Pour créer une fédération, il ne suffit pas d’avoir des idées et des intérêts communs, il faut aussi, pour soutenir la volonté, une part d’affectivité. Juppé, le technocrate froid, ayant flairé la difficulté, en fait un peu trop comme tout néophyte dans un domaine étranger. « Europe, mon amour », risque-t-il avant d’affirmer qu’il faut susciter un désir d’Europe. Il se peut qu’il y ait un « désir d’Europe » très vif chez les Ukrainiens de Galicie, pour échapper à la Russie et accéder au niveau de vie de leurs voisins de l’Ouest. Mais ce désir puissant, par exemple, dans les années 70, chez les Espagnols, s’est tari, avec l’habitude d’abord, puis avec le désastre économique que le pays affronte depuis six ans.. L’Europe ne fait plus rêver les Européens. Elle est devenue « le plus froid des monstres froids ». Ce sont des parlementaires anonymes et lointains, c’est une commission pléthorique, qui imposent des normes, lancent des directives, publient des rapports sans que les Peuples se sentent le moins du monde impliqués dans le fonctionnement de cette machine, hier prometteuse et pourvoyeuse, aujourd’hui source de restrictions et de contraintes. On peut être séduit par un homme ou une femme politique que l’on connaît parce qu’on l’a élu et qu’on peut suivre le parcours de ses idées jusqu’à leur réalisation. François Hollande a dû prendre conscience de cette part d’affectivité dans le désamour qu’il subit. Le Président de l’Europe ne sera ni aimé, ni haï. Il laissera indifférents tous les Européens. On n’est pas amoureux d’un taux de déficit ou de dette. On peut, en revanche, être excédé par celui du chômage ou par les interventions intempestives d’un commissaire bruxellois sur les mesures prises pour protéger la France, son territoire et ses entreprises.

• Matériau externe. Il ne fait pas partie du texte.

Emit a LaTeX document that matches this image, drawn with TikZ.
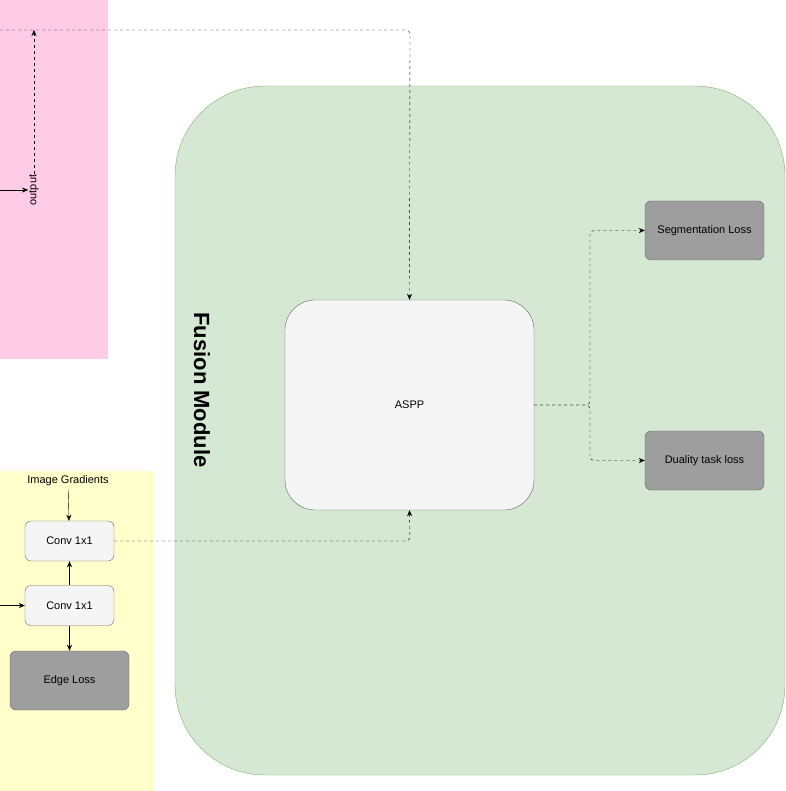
\documentclass[tikz,border=0pt]{standalone}
\usepackage{fontspec}
\setmainfont{Liberation Sans}
\usetikzlibrary{positioning}
\usetikzlibrary{arrows.meta}
\definecolor{pinkbg}{HTML}{FFCCE6}
\definecolor{yellowbg}{HTML}{FFFFCC}
\definecolor{greenbg}{HTML}{D5E8D4}
\definecolor{greenln}{HTML}{82B366}
\definecolor{boxbg}{HTML}{F5F5F5}
\definecolor{lossbg}{HTML}{9E9E9E}
\definecolor{boxln}{HTML}{666666}
\begin{document}
\begin{tikzpicture}[x=1pt,y=-1pt,>={Stealth[length=6pt,width=5pt]},
		font=\fontsize{11}{13}\selectfont]
		\tikzset{layer/.style={draw=boxln,fill=boxbg,rounded corners=6pt,minimum width=89pt,minimum height=40pt,inner sep=0pt},
			loss/.style={draw=boxln,fill=lossbg,rounded corners=6pt,minimum width=119pt,minimum height=59pt,inner sep=0pt},
			link/.style={->,dashed,rounded corners=4pt}}
		\useasboundingbox (0,0) rectangle (785,791);
		
		\fill[pinkbg] (0,0) rectangle (108,359);
		\fill[yellowbg] (0,471) rectangle (154,791);
		\draw[greenln,fill=greenbg,rounded corners=90pt] (175,86) rectangle (785,775);
		\node[rotate=-90,font=\fontsize{22}{26}\selectfont\bfseries] (fusion) at (202,390) {Fusion Module};
		
		\node[draw=boxln,fill=boxbg,rounded corners=30pt,minimum width=249pt,minimum height=210pt] (aspp) at (409.5,405) {ASPP};
		\node[loss] (seg)  at (704.5,230.5) {Segmentation Loss};
		\node[loss] (dual) at (704.5,460.5) {Duality task loss};
		
		\node (grad) at (68,481) {Image Gradients};
		\node[layer] (conva) at (69.5,541) {Conv 1x1};
		\node[layer] (convb) at (69.5,605.5) {Conv 1x1};
		\node[loss] (edge) at (69.5,680.5) {Edge Loss};
		\node[rotate=90,inner sep=1pt] (out) at (34,190) {output};
		\coordinate (inb) at (0,605.5);
		\coordinate (ina) at (0,190);
		\coordinate (top) at (0,30);
		
		\draw[->] (grad) -- (conva);
		\draw[->] (convb) -- (conva);
		\draw[->] (convb) -- (edge);
		\draw[->] (inb) -- (convb);
		\draw[->] (ina) -- (out.north);
		\draw[link] (out.east) -- (34,30);
		\draw[link] (top) -- (410,30) -- (aspp.north);
		\draw[link] (conva.east) -- (410,541) -- (aspp.south);
		\draw[link] (aspp.east) -- (590,405) -- (590,230.5) -- (seg.west);
		\draw[link] (aspp.east) -- (590,405) -- (590,460.5) -- (dual.west);
\end{tikzpicture}
\end{document}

L’Europe a une pensée unique dont l’auteur est Gribouille. Pour régler les problèmes de l’Europe, il faut plus d’Europe. Ce n’est pas l’Euro qui est un obstacle, mais l’absence de gouvernement économique. Il n’y a pas le choix. Il faut plus de fédéralisme. Comme dit Valls, la sortie de l’Euro serait une catastrophe. Extraordinaire démocratie que celle où l’on ne peut plus choisir ! Et l’on voudrait que les Européens se passionnent pour une politique qui ne laisserait de place ni à l’alternative, ni à l’alternance. Un Mark sous-côté, un Franc, une Lire, une Peseta surévalués, tel est l’Euro qui a creusé les disparités nationales au lieu de faciliter la convergence. La France est, certes en raison de sa mauvaise gouvernance, le pays qui a vu le plus s’effondrer son industrie, se détériorer sa balance commerciale ( 61 Milliards de déficit en 2013 contre des excédents de 198 et 30 Milliards pour l’Allemagne et l’Italie). Mais dès le départ, lors de Maastricht et de la décision irréfléchie de Mitterrand, l’industrie française ne pouvait rivaliser avec l’allemande que par les prix. En l’absence de mesures suffisamment précoces sur le coût du travail, ou de dévaluation, la France risque de devenir un vaste parc d’attraction dont une partie de la jeunesse ira travailler en Allemagne, comme c’est déjà le cas à la frontière. Les analyses de Philippe Villin, de Jacques Sapir ou de François Heisbourg, venus d’horizons assez différents, se rejoignent pour préconiser la fin concertée de l’Euro assortie d’une dévaluation des monnaies du sud. Pour Heisbourg, ce serait même le seul moyen de sauver la construction européenne. Le rêve européen s’est dissipé. Il est temps maintenant d’arrêter les mensonges.